Stated exercise: Output the first line of the listing and each line after it, up to and including the line that contains "(rl-a) at (593,423.5)", exactly as written, minus the pictures.

[BEGIN]

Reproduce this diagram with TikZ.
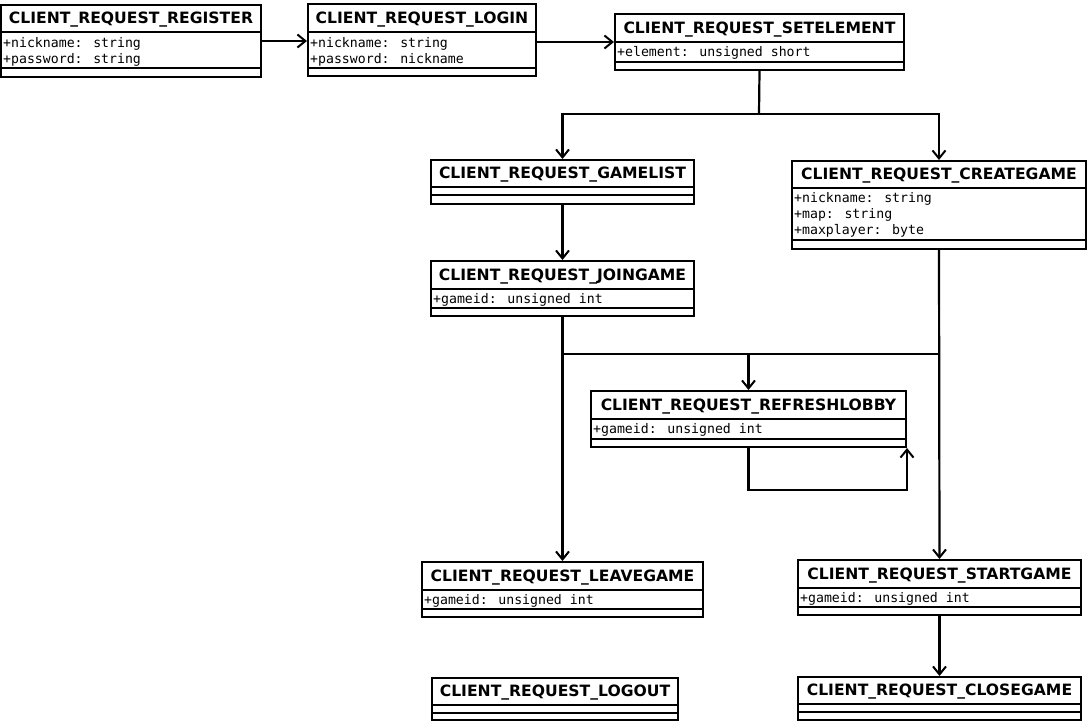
\documentclass[tikz,border=0pt]{standalone}
\usepackage{fontspec}
\usetikzlibrary{arrows.meta,fit}
\newfontfamily\titlefont{DejaVu Sans}
\newfontfamily\attrfont{DejaVu Sans Mono}
\tikzset{
  clsbox/.style={draw, line width=2pt, inner sep=0pt, fill=white},
  clsline/.style={line width=2pt},
  clstitle/.style={inner sep=0pt, font=\titlefont\bfseries\fontsize{15.6}{18}\selectfont},
  clsattr/.style={inner sep=0pt, anchor=north west, align=left, font=\attrfont\fontsize{13.2}{16}\selectfont},
  conn/.style={line width=2.2pt},
  arr/.style={line width=2.2pt, -{Straight Barb[length=8pt,width=13pt,line width=2pt]}}
}
\newcommand\umlcls[8]{%
  \coordinate (#1-nw) at (#2,#3);
  \coordinate (#1-se) at (#4,#5);
  \node[clsbox, fit=(#1-nw)(#1-se)] (#1) {};
  \draw[clsline] (#2,#6) -- (#4,#6) (#2,#7) -- (#4,#7);
  \node[clstitle] (#1-t) at ({(#2+#4)/2},{(#3+#6)/2+1.5}) {#8};
}
\begin{document}
\begin{tikzpicture}[x=1pt,y=-1pt]
\useasboundingbox (0,0) rectangle (1087,723);

\umlcls{reg}{1}{5}{261}{77}{32}{68}{CLIENT\_REQUEST\_REGISTER}
\node[clsattr] (reg-a) at (3,37) {+nickname: string\\+password: string};

\umlcls{login}{308}{4}{536}{76}{32}{68}{CLIENT\_REQUEST\_LOGIN}
\node[clsattr] (login-a) at (310,37) {+nickname: string\\+password: nickname};

\umlcls{setel}{615}{14}{904}{70}{42}{62}{CLIENT\_REQUEST\_SETELEMENT}
\node[clsattr] (setel-a) at (617,46.5) {+element: unsigned short};

\umlcls{gl}{431}{160}{694}{204}{187}{195}{CLIENT\_REQUEST\_GAMELIST}

\umlcls{cg}{792}{161}{1086}{249}{188}{240}{CLIENT\_REQUEST\_CREATEGAME}
\node[clsattr] (cg-a) at (794,192.5) {+nickname: string\\+map: string\\+maxplayer: byte};

\umlcls{jg}{431}{261}{694}{316}{289}{308}{CLIENT\_REQUEST\_JOINGAME}
\node[clsattr] (jg-a) at (433,293.5) {+gameid: unsigned int};

\umlcls{rl}{591}{391}{906}{447}{419}{439}{CLIENT\_REQUEST\_REFRESHLOBBY}
\node[clsattr] (rl-a) at (593,423.5) {+gameid: unsigned int};

\umlcls{lv}{422}{562}{703}{617}{590}{609}{CLIENT\_REQUEST\_LEAVEGAME}
\node[clsattr] (lv-a) at (424,594.5) {+gameid: unsigned int};

\umlcls{sg}{798}{560}{1081}{615}{588}{607}{CLIENT\_REQUEST\_STARTGAME}
\node[clsattr] (sg-a) at (800,592.5) {+gameid: unsigned int};

\umlcls{lo}{432}{678}{678}{720}{705}{713}{CLIENT\_REQUEST\_LOGOUT}

\umlcls{cl}{798}{677}{1081}{720}{704}{712}{CLIENT\_REQUEST\_CLOSEGAME}

% connectors
\draw[arr] (reg.east) -- (login.west |- reg.east);
\draw[arr] (login.east |- setel.west) -- (setel.west);

\coordinate (j1) at (759,114);
\draw[conn] (setel.south) -- (j1);
\draw[arr] (j1) -| (gl.north);
\draw[arr] (j1) -| (cg.north);

\draw[arr] (gl.south) -- (jg.north);
\draw[arr] (jg.south) -- (lv.north);
\draw[arr] (cg.south) -- (sg.north);
\draw[arr] (sg.south) -- (cl.north);

\coordinate (j2a) at (jg.south |- 0,354);
\coordinate (j2b) at (cg.south |- 0,354);
\draw[conn] (j2a) -- (j2b);
\draw[arr] (rl.north |- j2a) -- (rl.north);

\coordinate (loop) at (rl.south |- 0,490);
\draw[arr] (rl.south) -- (loop) -| (rl.south east);
\end{tikzpicture}
\end{document}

[END]

Exercise answer:
Reproduce this diagram with TikZ.
\documentclass[tikz,border=0pt]{standalone}
\usepackage{fontspec}
\usetikzlibrary{arrows.meta,fit}
\newfontfamily\titlefont{DejaVu Sans}
\newfontfamily\attrfont{DejaVu Sans Mono}
\tikzset{
  clsbox/.style={draw, line width=2pt, inner sep=0pt, fill=white},
  clsline/.style={line width=2pt},
  clstitle/.style={inner sep=0pt, font=\titlefont\bfseries\fontsize{15.6}{18}\selectfont},
  clsattr/.style={inner sep=0pt, anchor=north west, align=left, font=\attrfont\fontsize{13.2}{16}\selectfont},
  conn/.style={line width=2.2pt},
  arr/.style={line width=2.2pt, -{Straight Barb[length=8pt,width=13pt,line width=2pt]}}
}
\newcommand\umlcls[8]{%
  \coordinate (#1-nw) at (#2,#3);
  \coordinate (#1-se) at (#4,#5);
  \node[clsbox, fit=(#1-nw)(#1-se)] (#1) {};
  \draw[clsline] (#2,#6) -- (#4,#6) (#2,#7) -- (#4,#7);
  \node[clstitle] (#1-t) at ({(#2+#4)/2},{(#3+#6)/2+1.5}) {#8};
}
\begin{document}
\begin{tikzpicture}[x=1pt,y=-1pt]
\useasboundingbox (0,0) rectangle (1087,723);

\umlcls{reg}{1}{5}{261}{77}{32}{68}{CLIENT\_REQUEST\_REGISTER}
\node[clsattr] (reg-a) at (3,37) {+nickname: string\\+password: string};

\umlcls{login}{308}{4}{536}{76}{32}{68}{CLIENT\_REQUEST\_LOGIN}
\node[clsattr] (login-a) at (310,37) {+nickname: string\\+password: nickname};

\umlcls{setel}{615}{14}{904}{70}{42}{62}{CLIENT\_REQUEST\_SETELEMENT}
\node[clsattr] (setel-a) at (617,46.5) {+element: unsigned short};

\umlcls{gl}{431}{160}{694}{204}{187}{195}{CLIENT\_REQUEST\_GAMELIST}

\umlcls{cg}{792}{161}{1086}{249}{188}{240}{CLIENT\_REQUEST\_CREATEGAME}
\node[clsattr] (cg-a) at (794,192.5) {+nickname: string\\+map: string\\+maxplayer: byte};

\umlcls{jg}{431}{261}{694}{316}{289}{308}{CLIENT\_REQUEST\_JOINGAME}
\node[clsattr] (jg-a) at (433,293.5) {+gameid: unsigned int};

\umlcls{rl}{591}{391}{906}{447}{419}{439}{CLIENT\_REQUEST\_REFRESHLOBBY}
\node[clsattr] (rl-a) at (593,423.5) {+gameid: unsigned int};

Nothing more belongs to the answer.